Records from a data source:
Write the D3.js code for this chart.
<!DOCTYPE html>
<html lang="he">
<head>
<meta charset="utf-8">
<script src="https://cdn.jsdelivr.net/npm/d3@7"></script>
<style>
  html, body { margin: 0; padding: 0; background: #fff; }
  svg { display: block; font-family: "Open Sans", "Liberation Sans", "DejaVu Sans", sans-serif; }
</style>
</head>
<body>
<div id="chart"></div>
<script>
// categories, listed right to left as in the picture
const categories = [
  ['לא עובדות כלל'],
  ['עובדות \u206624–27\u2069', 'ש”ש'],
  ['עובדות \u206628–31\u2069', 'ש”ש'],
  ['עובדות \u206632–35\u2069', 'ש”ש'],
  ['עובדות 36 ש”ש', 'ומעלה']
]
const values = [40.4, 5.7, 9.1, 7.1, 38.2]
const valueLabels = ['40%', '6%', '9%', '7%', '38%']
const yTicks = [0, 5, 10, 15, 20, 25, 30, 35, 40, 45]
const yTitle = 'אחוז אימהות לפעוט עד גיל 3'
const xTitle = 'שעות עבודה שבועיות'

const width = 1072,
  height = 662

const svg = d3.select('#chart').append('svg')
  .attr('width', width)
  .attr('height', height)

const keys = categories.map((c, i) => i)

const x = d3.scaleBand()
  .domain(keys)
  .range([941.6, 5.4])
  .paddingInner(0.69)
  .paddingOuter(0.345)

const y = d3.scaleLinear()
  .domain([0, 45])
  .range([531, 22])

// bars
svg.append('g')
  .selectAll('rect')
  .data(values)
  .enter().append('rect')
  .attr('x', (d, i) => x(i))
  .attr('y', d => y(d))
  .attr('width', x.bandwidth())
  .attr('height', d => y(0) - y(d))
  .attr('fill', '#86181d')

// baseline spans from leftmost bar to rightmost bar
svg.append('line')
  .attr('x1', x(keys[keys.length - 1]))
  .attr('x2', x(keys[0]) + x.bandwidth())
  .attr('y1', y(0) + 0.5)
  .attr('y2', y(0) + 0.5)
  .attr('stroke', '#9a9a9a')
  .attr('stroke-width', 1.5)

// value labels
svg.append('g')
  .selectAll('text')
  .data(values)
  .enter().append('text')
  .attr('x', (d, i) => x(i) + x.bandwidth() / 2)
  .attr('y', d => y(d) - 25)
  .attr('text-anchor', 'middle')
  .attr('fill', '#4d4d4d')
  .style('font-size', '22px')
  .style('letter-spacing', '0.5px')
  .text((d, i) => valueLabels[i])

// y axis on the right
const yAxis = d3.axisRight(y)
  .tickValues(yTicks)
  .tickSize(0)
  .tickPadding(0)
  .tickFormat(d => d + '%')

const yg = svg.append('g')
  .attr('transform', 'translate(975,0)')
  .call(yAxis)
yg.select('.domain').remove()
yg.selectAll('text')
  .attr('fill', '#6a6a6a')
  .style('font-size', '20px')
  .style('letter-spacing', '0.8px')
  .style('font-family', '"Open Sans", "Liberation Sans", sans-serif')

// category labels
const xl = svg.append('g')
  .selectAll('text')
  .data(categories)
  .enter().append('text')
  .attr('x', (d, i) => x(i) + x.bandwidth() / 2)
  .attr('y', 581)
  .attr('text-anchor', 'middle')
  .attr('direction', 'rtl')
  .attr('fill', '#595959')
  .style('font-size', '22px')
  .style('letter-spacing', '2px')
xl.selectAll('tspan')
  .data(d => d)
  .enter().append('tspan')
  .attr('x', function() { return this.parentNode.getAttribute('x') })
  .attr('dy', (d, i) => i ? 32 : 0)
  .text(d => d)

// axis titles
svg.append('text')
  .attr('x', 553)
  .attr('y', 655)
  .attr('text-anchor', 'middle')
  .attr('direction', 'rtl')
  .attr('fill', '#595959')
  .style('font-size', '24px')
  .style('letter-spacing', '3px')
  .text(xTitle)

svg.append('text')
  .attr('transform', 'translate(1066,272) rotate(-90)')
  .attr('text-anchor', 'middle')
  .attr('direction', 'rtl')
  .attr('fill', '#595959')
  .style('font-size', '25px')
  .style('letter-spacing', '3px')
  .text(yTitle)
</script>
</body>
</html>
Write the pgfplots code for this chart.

> **Written problem**
Reproduce each record shown above without altering a single word.

> **Final result**
Write the D3.js code for this chart.
<!DOCTYPE html>
<html lang="he">
<head>
<meta charset="utf-8">
<script src="https://cdn.jsdelivr.net/npm/d3@7"></script>
<style>
  html, body { margin: 0; padding: 0; background: #fff; }
  svg { display: block; font-family: "Open Sans", "Liberation Sans", "DejaVu Sans", sans-serif; }
</style>
</head>
<body>
<div id="chart"></div>
<script>
// categories, listed right to left as in the picture
const categories = [
  ['לא עובדות כלל'],
  ['עובדות \u206624–27\u2069', 'ש”ש'],
  ['עובדות \u206628–31\u2069', 'ש”ש'],
  ['עובדות \u206632–35\u2069', 'ש”ש'],
  ['עובדות 36 ש”ש', 'ומעלה']
]
const values = [40.4, 5.7, 9.1, 7.1, 38.2]
const valueLabels = ['40%', '6%', '9%', '7%', '38%']
const yTicks = [0, 5, 10, 15, 20, 25, 30, 35, 40, 45]
const yTitle = 'אחוז אימהות לפעוט עד גיל 3'
const xTitle = 'שעות עבודה שבועיות'

const width = 1072,
  height = 662

const svg = d3.select('#chart').append('svg')
  .attr('width', width)
  .attr('height', height)

const keys = categories.map((c, i) => i)

const x = d3.scaleBand()
  .domain(keys)
  .range([941.6, 5.4])
  .paddingInner(0.69)
  .paddingOuter(0.345)

const y = d3.scaleLinear()
  .domain([0, 45])
  .range([531, 22])

// bars
svg.append('g')
  .selectAll('rect')
  .data(values)
  .enter().append('rect')
  .attr('x', (d, i) => x(i))
  .attr('y', d => y(d))
  .attr('width', x.bandwidth())
  .attr('height', d => y(0) - y(d))
  .attr('fill', '#86181d')

// baseline spans from leftmost bar to rightmost bar
svg.append('line')
  .attr('x1', x(keys[keys.length - 1]))
  .attr('x2', x(keys[0]) + x.bandwidth())
  .attr('y1', y(0) + 0.5)
  .attr('y2', y(0) + 0.5)
  .attr('stroke', '#9a9a9a')
  .attr('stroke-width', 1.5)

// value labels
svg.append('g')
  .selectAll('text')
  .data(values)
  .enter().append('text')
  .attr('x', (d, i) => x(i) + x.bandwidth() / 2)
  .attr('y', d => y(d) - 25)
  .attr('text-anchor', 'middle')
  .attr('fill', '#4d4d4d')
  .style('font-size', '22px')
  .style('letter-spacing', '0.5px')
  .text((d, i) => valueLabels[i])

// y axis on the right
const yAxis = d3.axisRight(y)
  .tickValues(yTicks)
  .tickSize(0)
  .tickPadding(0)
  .tickFormat(d => d + '%')

const yg = svg.append('g')
  .attr('transform', 'translate(975,0)')
  .call(yAxis)
yg.select('.domain').remove()
yg.selectAll('text')
  .attr('fill', '#6a6a6a')
  .style('font-size', '20px')
  .style('letter-spacing', '0.8px')
  .style('font-family', '"Open Sans", "Liberation Sans", sans-serif')

// category labels
const xl = svg.append('g')
  .selectAll('text')
  .data(categories)
  .enter().append('text')
  .attr('x', (d, i) => x(i) + x.bandwidth() / 2)
  .attr('y', 581)
  .attr('text-anchor', 'middle')
  .attr('direction', 'rtl')
  .attr('fill', '#595959')
  .style('font-size', '22px')
  .style('letter-spacing', '2px')
xl.selectAll('tspan')
  .data(d => d)
  .enter().append('tspan')
  .attr('x', function() { return this.parentNode.getAttribute('x') })
  .attr('dy', (d, i) => i ? 32 : 0)
  .text(d => d)

// axis titles
svg.append('text')
  .attr('x', 553)
  .attr('y', 655)
  .attr('text-anchor', 'middle')
  .attr('direction', 'rtl')
  .attr('fill', '#595959')
  .style('font-size', '24px')
  .style('letter-spacing', '3px')
  .text(xTitle)

svg.append('text')
  .attr('transform', 'translate(1066,272) rotate(-90)')
  .attr('text-anchor', 'middle')
  .attr('direction', 'rtl')
  .attr('fill', '#595959')
  .style('font-size', '25px')
  .style('letter-spacing', '3px')
  .text(yTitle)
</script>
</body>
</html>
Write the pgfplots code for this chart.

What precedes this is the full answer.